2011-11-17 Thread John Stultz
On Fri, 2011-11-18 at 00:42 +0100, Jiri Polach wrote:
 On 11/17/2011 9:32 PM, John Stultz wrote:
  On Wed, 2011-11-16 at 23:49 +0100, Clarinet wrote:
  Hi all,
 
  Result of bisecting: v2.6.38-rc1 exhibits the problem. v2.6.37 and
  many of the topic branches merged in the 2.6.38 merge window work ok.
  Some other topic branches do not boot at all.
 
  Jiri: if you have gitk installed, then git bisect visualize can help
  get a sense of what's in the middle of the regression range.

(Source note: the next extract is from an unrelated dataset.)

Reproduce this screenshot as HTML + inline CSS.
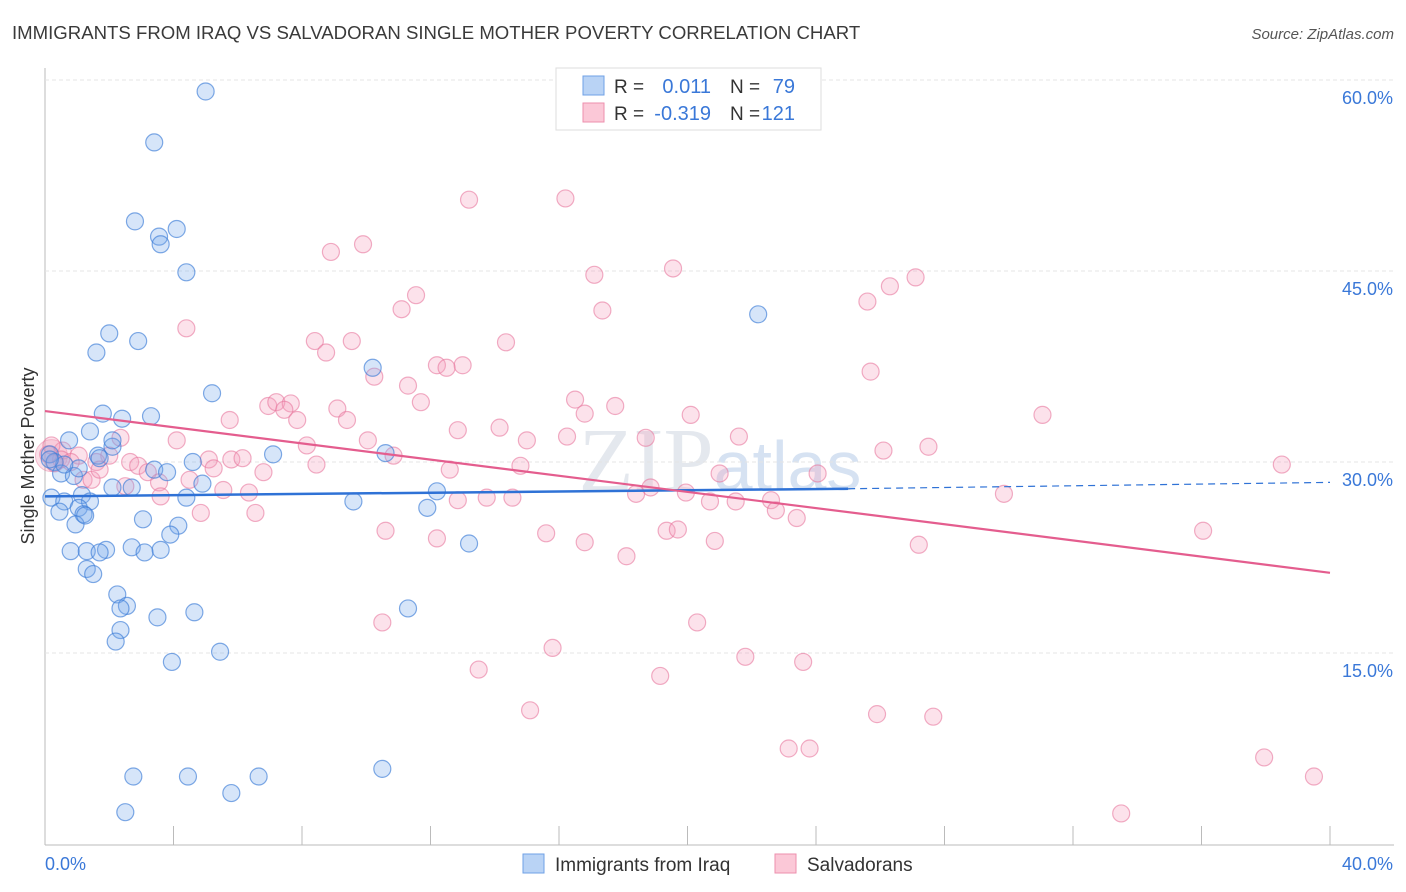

  gitk --bisect --first-parent v2.6.37..v2.6.38-rc1 might be a good way
  to find mainline commits to test before finding a topic branch to delve
  into.
 
  I have been able to narrow the interval manually a little bit from the
  top (the bad side) and I will go on from the bottom now. However,
  there seems to be a large area where kernels are unbootable for me -
  they mostly stop when init is called and I do not know why.
 
  Finally! After another 50+ compilations a have it! It took some time as
  first I had to find a reason why some revisions did not boot (almost 2/3
  were unbootable and the first bad commit was among them). Having this
  solved I have been able to bisect without skipping. The result is
  surprising (at least for me) - believe it or not, the first bad commit
  is 6610e089 RTC: Rework RTC code to use timerqueue for events from
  John Stultz (I am sending him a copy of this message).
 
  I would never expect this would be a problem, but my understanding of
  this commit is very limited, so I am certainly missing the point.
  However, I have tried to compile 2.6.38 (which was bad) with Real
  Time Clock configuration option turned off and it behaves normally
  then (= is good).
 
  Huh. That's *very* odd.  Is your system doing anything in-particular
  with the RTC?  I don't have a clue right off, so probably the next step
 
 Yes, it is very odd. The system does not do anything special with RTC. 
 It is a diskless computational workstation.
 
  is doing a bit of instrumentation to try to figure out where exactly we
  trigger the behavior. Could you checkout commit 6610e089 and apply the
  patch below to see if we can't narrow it down?
 
 With the patch applied the system does not show the strange behavior (= 
 is good).
 
  Could you also send your .config to me?
 
 Sure. It is attached. I have found that if I turn CONFIG_RTC_DRV_CMOS 
 off, the system behaves normally (= is good) too.

Yea. My rough guess is that the BIOS is somehow sensitive to how the
CMOS RTC is touched.

Does disabling CONFIG_HPET_EMULATE_RTC change the behavior?